▶ _Challenge_: Copy the data below exactly, omitting any picture it contains.
□ □ □ □
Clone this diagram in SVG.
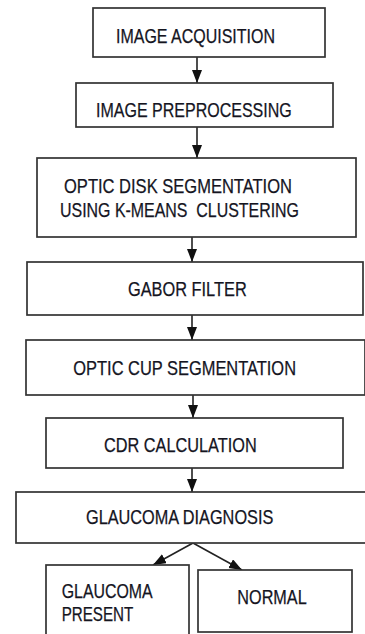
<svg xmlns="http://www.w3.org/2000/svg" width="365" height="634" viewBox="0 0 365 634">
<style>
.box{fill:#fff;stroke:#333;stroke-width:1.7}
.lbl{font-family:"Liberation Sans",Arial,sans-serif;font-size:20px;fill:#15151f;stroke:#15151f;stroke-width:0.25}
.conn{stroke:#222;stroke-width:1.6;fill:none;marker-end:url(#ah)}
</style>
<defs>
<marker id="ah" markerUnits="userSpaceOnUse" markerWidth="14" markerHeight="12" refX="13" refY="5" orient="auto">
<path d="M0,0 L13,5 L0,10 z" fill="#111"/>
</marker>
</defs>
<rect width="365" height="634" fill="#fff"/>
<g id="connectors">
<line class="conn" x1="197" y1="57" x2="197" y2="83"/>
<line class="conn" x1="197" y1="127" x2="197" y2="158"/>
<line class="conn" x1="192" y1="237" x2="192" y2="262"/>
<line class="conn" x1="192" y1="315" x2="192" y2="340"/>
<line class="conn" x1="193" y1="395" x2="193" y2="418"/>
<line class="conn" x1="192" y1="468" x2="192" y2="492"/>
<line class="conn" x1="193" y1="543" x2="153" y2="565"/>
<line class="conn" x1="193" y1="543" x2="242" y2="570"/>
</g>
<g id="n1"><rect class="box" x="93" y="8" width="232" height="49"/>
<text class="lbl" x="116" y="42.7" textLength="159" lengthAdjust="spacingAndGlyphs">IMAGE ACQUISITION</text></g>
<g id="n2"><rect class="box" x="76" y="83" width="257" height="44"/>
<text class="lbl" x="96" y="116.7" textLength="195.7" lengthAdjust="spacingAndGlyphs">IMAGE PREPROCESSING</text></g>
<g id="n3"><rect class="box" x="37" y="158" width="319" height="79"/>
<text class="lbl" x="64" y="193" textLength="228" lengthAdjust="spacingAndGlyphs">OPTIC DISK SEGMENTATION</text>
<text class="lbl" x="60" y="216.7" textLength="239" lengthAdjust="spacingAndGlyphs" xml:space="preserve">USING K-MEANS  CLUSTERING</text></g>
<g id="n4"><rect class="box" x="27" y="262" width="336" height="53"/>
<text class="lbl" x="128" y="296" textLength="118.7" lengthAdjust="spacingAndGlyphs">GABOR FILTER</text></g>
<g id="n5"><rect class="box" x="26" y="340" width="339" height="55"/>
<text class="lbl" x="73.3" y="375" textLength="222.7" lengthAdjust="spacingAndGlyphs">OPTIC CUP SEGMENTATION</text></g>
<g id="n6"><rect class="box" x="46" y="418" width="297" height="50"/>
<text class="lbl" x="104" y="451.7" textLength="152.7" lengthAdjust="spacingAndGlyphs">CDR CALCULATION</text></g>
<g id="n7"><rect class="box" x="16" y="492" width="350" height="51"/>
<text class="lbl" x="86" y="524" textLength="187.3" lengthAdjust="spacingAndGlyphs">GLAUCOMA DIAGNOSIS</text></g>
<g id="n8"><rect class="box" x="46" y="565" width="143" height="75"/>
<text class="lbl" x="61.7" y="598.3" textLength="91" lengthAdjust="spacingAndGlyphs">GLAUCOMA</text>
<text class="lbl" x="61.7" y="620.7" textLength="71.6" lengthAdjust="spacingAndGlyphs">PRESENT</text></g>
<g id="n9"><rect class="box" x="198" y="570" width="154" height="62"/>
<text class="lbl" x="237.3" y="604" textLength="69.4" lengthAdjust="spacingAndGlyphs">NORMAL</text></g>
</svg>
□ □ □ □
▶ _Exercise response_:
Clone this diagram in SVG.
<svg xmlns="http://www.w3.org/2000/svg" width="365" height="634" viewBox="0 0 365 634">
<style>
.box{fill:#fff;stroke:#333;stroke-width:1.7}
.lbl{font-family:"Liberation Sans",Arial,sans-serif;font-size:20px;fill:#15151f;stroke:#15151f;stroke-width:0.25}
.conn{stroke:#222;stroke-width:1.6;fill:none;marker-end:url(#ah)}
</style>
<defs>
<marker id="ah" markerUnits="userSpaceOnUse" markerWidth="14" markerHeight="12" refX="13" refY="5" orient="auto">
<path d="M0,0 L13,5 L0,10 z" fill="#111"/>
</marker>
</defs>
<rect width="365" height="634" fill="#fff"/>
<g id="connectors">
<line class="conn" x1="197" y1="57" x2="197" y2="83"/>
<line class="conn" x1="197" y1="127" x2="197" y2="158"/>
<line class="conn" x1="192" y1="237" x2="192" y2="262"/>
<line class="conn" x1="192" y1="315" x2="192" y2="340"/>
<line class="conn" x1="193" y1="395" x2="193" y2="418"/>
<line class="conn" x1="192" y1="468" x2="192" y2="492"/>
<line class="conn" x1="193" y1="543" x2="153" y2="565"/>
<line class="conn" x1="193" y1="543" x2="242" y2="570"/>
</g>
<g id="n1"><rect class="box" x="93" y="8" width="232" height="49"/>
<text class="lbl" x="116" y="42.7" textLength="159" lengthAdjust="spacingAndGlyphs">IMAGE ACQUISITION</text></g>
<g id="n2"><rect class="box" x="76" y="83" width="257" height="44"/>
<text class="lbl" x="96" y="116.7" textLength="195.7" lengthAdjust="spacingAndGlyphs">IMAGE PREPROCESSING</text></g>
<g id="n3"><rect class="box" x="37" y="158" width="319" height="79"/>
<text class="lbl" x="64" y="193" textLength="228" lengthAdjust="spacingAndGlyphs">OPTIC DISK SEGMENTATION</text>
<text class="lbl" x="60" y="216.7" textLength="239" lengthAdjust="spacingAndGlyphs" xml:space="preserve">USING K-MEANS  CLUSTERING</text></g>
<g id="n4"><rect class="box" x="27" y="262" width="336" height="53"/>
<text class="lbl" x="128" y="296" textLength="118.7" lengthAdjust="spacingAndGlyphs">GABOR FILTER</text></g>
<g id="n5"><rect class="box" x="26" y="340" width="339" height="55"/>
<text class="lbl" x="73.3" y="375" textLength="222.7" lengthAdjust="spacingAndGlyphs">OPTIC CUP SEGMENTATION</text></g>
<g id="n6"><rect class="box" x="46" y="418" width="297" height="50"/>
<text class="lbl" x="104" y="451.7" textLength="152.7" lengthAdjust="spacingAndGlyphs">CDR CALCULATION</text></g>
<g id="n7"><rect class="box" x="16" y="492" width="350" height="51"/>
<text class="lbl" x="86" y="524" textLength="187.3" lengthAdjust="spacingAndGlyphs">GLAUCOMA DIAGNOSIS</text></g>
<g id="n8"><rect class="box" x="46" y="565" width="143" height="75"/>
<text class="lbl" x="61.7" y="598.3" textLength="91" lengthAdjust="spacingAndGlyphs">GLAUCOMA</text>
<text class="lbl" x="61.7" y="620.7" textLength="71.6" lengthAdjust="spacingAndGlyphs">PRESENT</text></g>
<g id="n9"><rect class="box" x="198" y="570" width="154" height="62"/>
<text class="lbl" x="237.3" y="604" textLength="69.4" lengthAdjust="spacingAndGlyphs">NORMAL</text></g>
</svg>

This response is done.